ENTRIES SUPPLIED
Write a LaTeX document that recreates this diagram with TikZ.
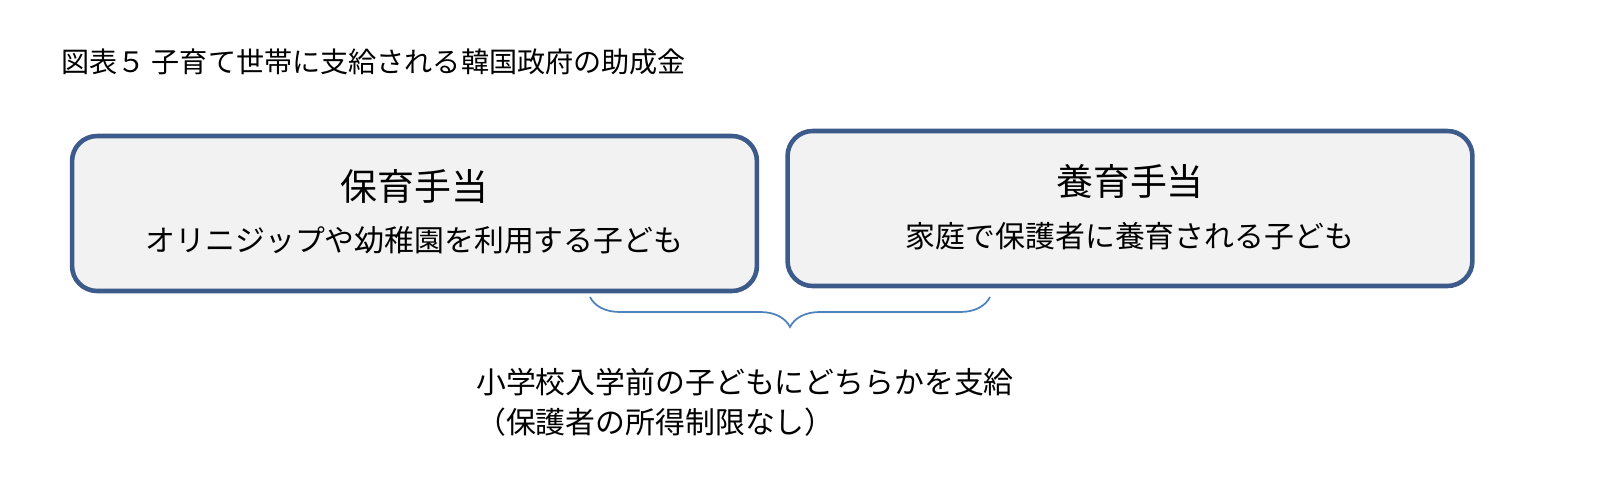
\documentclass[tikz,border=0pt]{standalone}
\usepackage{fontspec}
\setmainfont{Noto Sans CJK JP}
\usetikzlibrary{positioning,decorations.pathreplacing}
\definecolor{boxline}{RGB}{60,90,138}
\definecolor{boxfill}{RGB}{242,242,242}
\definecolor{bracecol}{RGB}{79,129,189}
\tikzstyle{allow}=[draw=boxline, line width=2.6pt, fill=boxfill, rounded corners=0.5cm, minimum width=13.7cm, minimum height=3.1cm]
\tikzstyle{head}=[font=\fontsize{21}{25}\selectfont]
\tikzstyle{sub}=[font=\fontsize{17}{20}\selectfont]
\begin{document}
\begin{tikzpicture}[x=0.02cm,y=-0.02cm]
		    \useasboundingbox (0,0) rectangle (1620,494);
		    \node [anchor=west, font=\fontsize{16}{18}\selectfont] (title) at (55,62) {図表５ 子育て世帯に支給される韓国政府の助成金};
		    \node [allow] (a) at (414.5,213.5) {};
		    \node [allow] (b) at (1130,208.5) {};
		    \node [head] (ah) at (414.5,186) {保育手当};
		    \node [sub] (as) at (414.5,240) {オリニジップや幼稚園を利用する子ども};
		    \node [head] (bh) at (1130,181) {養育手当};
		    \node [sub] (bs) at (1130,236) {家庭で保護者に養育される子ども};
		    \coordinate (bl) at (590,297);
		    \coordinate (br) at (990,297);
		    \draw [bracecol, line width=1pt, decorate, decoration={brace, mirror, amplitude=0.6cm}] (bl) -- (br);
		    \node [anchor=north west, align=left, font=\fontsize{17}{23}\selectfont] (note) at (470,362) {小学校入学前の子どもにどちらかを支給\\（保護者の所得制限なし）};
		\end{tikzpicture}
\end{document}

==

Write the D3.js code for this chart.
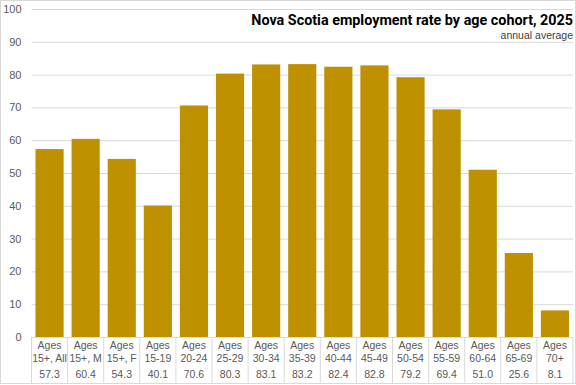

==

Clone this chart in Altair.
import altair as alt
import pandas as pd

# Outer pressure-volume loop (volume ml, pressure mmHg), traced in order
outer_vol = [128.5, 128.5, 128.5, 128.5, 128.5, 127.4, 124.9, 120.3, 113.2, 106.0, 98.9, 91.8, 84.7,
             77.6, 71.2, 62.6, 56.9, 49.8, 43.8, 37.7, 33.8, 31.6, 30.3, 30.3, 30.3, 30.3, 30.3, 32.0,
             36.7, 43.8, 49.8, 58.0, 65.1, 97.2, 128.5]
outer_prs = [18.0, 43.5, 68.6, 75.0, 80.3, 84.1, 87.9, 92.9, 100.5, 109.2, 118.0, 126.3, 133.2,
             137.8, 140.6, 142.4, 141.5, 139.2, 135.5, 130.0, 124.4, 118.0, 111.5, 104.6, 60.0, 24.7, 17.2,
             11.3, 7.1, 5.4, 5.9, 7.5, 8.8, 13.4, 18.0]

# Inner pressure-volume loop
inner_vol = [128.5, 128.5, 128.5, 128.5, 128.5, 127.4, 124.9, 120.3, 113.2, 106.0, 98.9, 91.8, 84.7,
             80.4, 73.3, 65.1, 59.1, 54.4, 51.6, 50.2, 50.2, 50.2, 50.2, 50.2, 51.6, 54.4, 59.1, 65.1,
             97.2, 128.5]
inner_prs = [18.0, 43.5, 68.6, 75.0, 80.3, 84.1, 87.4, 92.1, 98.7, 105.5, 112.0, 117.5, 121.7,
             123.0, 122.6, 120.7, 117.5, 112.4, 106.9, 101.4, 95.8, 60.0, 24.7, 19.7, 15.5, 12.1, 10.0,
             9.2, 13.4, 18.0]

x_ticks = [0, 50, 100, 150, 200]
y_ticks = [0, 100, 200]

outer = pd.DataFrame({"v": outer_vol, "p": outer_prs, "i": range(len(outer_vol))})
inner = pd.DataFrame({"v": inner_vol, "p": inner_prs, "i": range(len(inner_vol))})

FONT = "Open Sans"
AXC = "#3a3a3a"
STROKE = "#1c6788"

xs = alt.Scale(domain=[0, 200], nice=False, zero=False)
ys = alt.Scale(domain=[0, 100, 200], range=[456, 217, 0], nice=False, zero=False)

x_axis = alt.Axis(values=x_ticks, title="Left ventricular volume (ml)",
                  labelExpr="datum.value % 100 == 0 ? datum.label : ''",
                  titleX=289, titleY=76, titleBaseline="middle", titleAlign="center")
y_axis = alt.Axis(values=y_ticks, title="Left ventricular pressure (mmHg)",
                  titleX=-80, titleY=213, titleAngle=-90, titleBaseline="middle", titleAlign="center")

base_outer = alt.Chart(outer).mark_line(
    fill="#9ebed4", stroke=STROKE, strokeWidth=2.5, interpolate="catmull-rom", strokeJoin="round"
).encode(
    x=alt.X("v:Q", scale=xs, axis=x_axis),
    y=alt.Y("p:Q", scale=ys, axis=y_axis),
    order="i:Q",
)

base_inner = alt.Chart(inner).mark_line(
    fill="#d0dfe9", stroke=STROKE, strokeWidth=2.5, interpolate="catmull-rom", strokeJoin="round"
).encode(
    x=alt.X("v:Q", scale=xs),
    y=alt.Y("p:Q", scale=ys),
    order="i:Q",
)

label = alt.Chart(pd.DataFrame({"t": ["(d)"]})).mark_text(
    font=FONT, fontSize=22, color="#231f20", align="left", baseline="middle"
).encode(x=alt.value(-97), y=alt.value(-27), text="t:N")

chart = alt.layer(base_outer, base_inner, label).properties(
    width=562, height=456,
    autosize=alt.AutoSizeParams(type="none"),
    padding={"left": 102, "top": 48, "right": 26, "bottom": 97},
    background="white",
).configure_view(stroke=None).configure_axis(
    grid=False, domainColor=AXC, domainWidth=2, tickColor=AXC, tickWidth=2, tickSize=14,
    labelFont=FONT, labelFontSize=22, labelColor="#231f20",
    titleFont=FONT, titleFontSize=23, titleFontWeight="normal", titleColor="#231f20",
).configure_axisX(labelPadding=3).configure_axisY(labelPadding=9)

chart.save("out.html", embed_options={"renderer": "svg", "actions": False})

PROBLEM TO SOLVE
Of the lines above, retype only those from the line containing "Clone this chart in Altair." through the line containing "y_ticks = [0, 100, 200]", including both, exactly.

FINAL ANSWER
Clone this chart in Altair.
import altair as alt
import pandas as pd

# Outer pressure-volume loop (volume ml, pressure mmHg), traced in order
outer_vol = [128.5, 128.5, 128.5, 128.5, 128.5, 127.4, 124.9, 120.3, 113.2, 106.0, 98.9, 91.8, 84.7,
             77.6, 71.2, 62.6, 56.9, 49.8, 43.8, 37.7, 33.8, 31.6, 30.3, 30.3, 30.3, 30.3, 30.3, 32.0,
             36.7, 43.8, 49.8, 58.0, 65.1, 97.2, 128.5]
outer_prs = [18.0, 43.5, 68.6, 75.0, 80.3, 84.1, 87.9, 92.9, 100.5, 109.2, 118.0, 126.3, 133.2,
             137.8, 140.6, 142.4, 141.5, 139.2, 135.5, 130.0, 124.4, 118.0, 111.5, 104.6, 60.0, 24.7, 17.2,
             11.3, 7.1, 5.4, 5.9, 7.5, 8.8, 13.4, 18.0]

# Inner pressure-volume loop
inner_vol = [128.5, 128.5, 128.5, 128.5, 128.5, 127.4, 124.9, 120.3, 113.2, 106.0, 98.9, 91.8, 84.7,
             80.4, 73.3, 65.1, 59.1, 54.4, 51.6, 50.2, 50.2, 50.2, 50.2, 50.2, 51.6, 54.4, 59.1, 65.1,
             97.2, 128.5]
inner_prs = [18.0, 43.5, 68.6, 75.0, 80.3, 84.1, 87.4, 92.1, 98.7, 105.5, 112.0, 117.5, 121.7,
             123.0, 122.6, 120.7, 117.5, 112.4, 106.9, 101.4, 95.8, 60.0, 24.7, 19.7, 15.5, 12.1, 10.0,
             9.2, 13.4, 18.0]

x_ticks = [0, 50, 100, 150, 200]
y_ticks = [0, 100, 200]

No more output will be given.